CALIFORNIA CRUNCH TIME
Carlos Murillo is a 33-year-old animal services officer for the city of San Jose, Calif., with a wife, two infant sons and their first house, bought last year. So retirement is far from the mind of this member of Local 101 (Council 57).
Yet a change to the city’s pension plan will hurt him now. “It’s going to reduce my paycheck drastically,” says Murillo, whose base pay could shrink by $8,000. That’s because it forces current employees to pay more into their existing pension plan (up to a full 16 percent of their salary by 2014), or switch to a less generous plan that increases the retirement age from 55 to 62 for most public service workers, and limits benefits for new hires.
The economic problems facing cities and counties nationwide are real, says AFSCME Pres. Lee Saunders, “but scapegoating workers who make less than $45,000 a year, and retire after a career of public service with a pension less than $20,000 a year, is not the answer.”
For Murillo (who makes a little more than the national average because of San Jose’s cost of living), the choice is clear. “I can’t picture myself fighting aggressive dogs and jumping fences until I’m 62,” he says. So he’s going to have to contribute more toward his pension – money he desperately needs now.

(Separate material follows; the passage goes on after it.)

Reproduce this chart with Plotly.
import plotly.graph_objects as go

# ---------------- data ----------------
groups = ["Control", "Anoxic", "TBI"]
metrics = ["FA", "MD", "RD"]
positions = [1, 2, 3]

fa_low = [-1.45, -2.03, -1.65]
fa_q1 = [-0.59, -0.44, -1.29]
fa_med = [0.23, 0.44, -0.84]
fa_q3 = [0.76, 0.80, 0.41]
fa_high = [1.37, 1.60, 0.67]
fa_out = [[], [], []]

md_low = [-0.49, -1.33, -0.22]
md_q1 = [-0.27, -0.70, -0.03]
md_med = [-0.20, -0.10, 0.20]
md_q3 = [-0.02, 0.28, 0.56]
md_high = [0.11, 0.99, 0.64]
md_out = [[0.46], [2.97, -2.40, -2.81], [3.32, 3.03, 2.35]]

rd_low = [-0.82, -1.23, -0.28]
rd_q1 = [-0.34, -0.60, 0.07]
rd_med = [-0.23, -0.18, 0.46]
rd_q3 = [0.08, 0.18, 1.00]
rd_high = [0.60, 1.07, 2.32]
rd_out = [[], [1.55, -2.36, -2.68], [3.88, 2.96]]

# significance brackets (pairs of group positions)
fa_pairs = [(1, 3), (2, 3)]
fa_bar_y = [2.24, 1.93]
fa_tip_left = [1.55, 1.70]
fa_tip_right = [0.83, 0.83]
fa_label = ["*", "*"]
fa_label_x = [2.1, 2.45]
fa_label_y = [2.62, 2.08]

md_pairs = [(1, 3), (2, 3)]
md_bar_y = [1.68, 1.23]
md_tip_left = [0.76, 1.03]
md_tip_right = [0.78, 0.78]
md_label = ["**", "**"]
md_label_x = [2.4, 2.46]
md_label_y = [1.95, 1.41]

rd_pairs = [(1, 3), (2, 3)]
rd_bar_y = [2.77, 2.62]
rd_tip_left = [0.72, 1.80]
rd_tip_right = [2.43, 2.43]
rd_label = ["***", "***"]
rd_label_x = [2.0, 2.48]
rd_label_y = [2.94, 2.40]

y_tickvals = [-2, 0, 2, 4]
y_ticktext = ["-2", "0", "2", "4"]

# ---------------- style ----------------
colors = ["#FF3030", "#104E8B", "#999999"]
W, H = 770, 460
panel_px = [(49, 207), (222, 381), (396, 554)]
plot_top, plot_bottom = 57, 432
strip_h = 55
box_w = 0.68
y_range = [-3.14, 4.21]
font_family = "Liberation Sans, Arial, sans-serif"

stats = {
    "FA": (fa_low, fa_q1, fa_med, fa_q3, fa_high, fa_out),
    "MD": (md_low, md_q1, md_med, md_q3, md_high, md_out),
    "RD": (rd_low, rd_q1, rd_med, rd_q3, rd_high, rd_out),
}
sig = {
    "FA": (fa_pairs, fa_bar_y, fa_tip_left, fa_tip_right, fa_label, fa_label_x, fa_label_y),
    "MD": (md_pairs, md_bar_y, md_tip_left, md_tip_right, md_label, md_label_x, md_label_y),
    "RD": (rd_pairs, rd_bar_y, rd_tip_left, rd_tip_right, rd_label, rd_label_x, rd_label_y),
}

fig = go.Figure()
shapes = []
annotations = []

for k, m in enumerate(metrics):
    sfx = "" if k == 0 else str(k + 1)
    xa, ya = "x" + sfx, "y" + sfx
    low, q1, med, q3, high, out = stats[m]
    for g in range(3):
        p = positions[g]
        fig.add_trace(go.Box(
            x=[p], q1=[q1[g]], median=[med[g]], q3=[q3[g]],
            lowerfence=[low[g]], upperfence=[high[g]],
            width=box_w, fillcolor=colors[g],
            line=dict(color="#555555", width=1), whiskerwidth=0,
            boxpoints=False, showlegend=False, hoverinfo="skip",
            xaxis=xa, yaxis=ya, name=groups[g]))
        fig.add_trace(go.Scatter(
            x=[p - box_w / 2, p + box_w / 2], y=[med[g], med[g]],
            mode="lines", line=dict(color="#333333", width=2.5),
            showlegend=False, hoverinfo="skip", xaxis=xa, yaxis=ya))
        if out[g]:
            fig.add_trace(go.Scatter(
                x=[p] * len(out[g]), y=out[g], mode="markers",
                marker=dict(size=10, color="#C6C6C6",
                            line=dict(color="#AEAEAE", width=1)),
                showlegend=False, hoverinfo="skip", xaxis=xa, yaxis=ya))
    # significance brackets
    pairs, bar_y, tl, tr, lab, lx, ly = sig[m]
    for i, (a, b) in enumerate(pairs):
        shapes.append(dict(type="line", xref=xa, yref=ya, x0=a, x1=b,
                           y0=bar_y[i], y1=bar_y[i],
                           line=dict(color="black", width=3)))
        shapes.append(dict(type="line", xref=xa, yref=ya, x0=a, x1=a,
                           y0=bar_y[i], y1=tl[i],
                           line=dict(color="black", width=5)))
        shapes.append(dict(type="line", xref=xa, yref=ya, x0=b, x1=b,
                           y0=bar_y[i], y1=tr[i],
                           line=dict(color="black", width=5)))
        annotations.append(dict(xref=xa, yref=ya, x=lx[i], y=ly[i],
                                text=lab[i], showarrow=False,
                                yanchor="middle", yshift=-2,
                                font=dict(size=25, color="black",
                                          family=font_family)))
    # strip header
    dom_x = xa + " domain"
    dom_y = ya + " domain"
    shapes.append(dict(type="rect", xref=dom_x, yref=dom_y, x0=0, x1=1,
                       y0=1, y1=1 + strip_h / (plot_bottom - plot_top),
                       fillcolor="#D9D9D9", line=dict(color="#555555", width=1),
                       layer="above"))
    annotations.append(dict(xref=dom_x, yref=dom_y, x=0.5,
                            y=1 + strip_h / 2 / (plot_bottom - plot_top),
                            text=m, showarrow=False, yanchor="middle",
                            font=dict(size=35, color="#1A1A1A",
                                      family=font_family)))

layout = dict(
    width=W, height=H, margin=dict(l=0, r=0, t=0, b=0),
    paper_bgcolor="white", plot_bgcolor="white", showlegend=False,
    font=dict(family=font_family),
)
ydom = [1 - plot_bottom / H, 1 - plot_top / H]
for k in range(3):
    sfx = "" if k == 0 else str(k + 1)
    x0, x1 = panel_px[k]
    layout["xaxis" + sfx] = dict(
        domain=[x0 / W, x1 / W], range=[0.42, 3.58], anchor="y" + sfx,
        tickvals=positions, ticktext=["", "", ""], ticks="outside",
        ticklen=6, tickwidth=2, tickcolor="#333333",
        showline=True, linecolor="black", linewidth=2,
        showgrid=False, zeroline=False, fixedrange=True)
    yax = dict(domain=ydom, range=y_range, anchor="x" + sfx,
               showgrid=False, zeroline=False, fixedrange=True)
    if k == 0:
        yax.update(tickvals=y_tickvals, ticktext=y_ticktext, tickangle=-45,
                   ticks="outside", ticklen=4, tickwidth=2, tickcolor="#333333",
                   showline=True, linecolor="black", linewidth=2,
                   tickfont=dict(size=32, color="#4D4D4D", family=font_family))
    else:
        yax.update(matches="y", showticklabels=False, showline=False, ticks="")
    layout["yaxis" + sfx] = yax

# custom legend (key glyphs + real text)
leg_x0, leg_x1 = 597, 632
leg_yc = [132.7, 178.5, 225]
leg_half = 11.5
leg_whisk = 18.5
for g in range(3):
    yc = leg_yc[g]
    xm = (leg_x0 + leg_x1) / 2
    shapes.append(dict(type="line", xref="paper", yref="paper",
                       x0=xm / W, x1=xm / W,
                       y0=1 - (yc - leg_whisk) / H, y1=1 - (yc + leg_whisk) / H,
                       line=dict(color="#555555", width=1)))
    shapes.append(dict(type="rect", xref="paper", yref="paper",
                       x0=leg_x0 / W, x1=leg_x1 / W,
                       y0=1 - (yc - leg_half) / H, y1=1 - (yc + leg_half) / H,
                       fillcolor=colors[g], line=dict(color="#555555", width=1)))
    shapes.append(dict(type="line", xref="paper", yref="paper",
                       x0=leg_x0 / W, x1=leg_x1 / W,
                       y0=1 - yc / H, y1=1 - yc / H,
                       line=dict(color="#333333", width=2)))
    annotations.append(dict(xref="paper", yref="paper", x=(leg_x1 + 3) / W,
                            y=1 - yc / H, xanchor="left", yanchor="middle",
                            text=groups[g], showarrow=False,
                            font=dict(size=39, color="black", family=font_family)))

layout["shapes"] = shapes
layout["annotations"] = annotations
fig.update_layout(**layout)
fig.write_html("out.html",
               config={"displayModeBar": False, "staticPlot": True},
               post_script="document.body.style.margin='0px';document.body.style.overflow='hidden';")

“With the amount of money I was making even before, it was tight. I didn’t have a lot of money at the end of the week with bills and the mortgage. But with the pension contribution and the pay-cut, there’s no way I’m going to be able to provide for my family. It’s made me consider leaving the city to look for work elsewhere.”
For people like Curtiss, Murillo and Schumacher, attacks on their retirement security are not just rhetorical. They’re real, with serious consequences.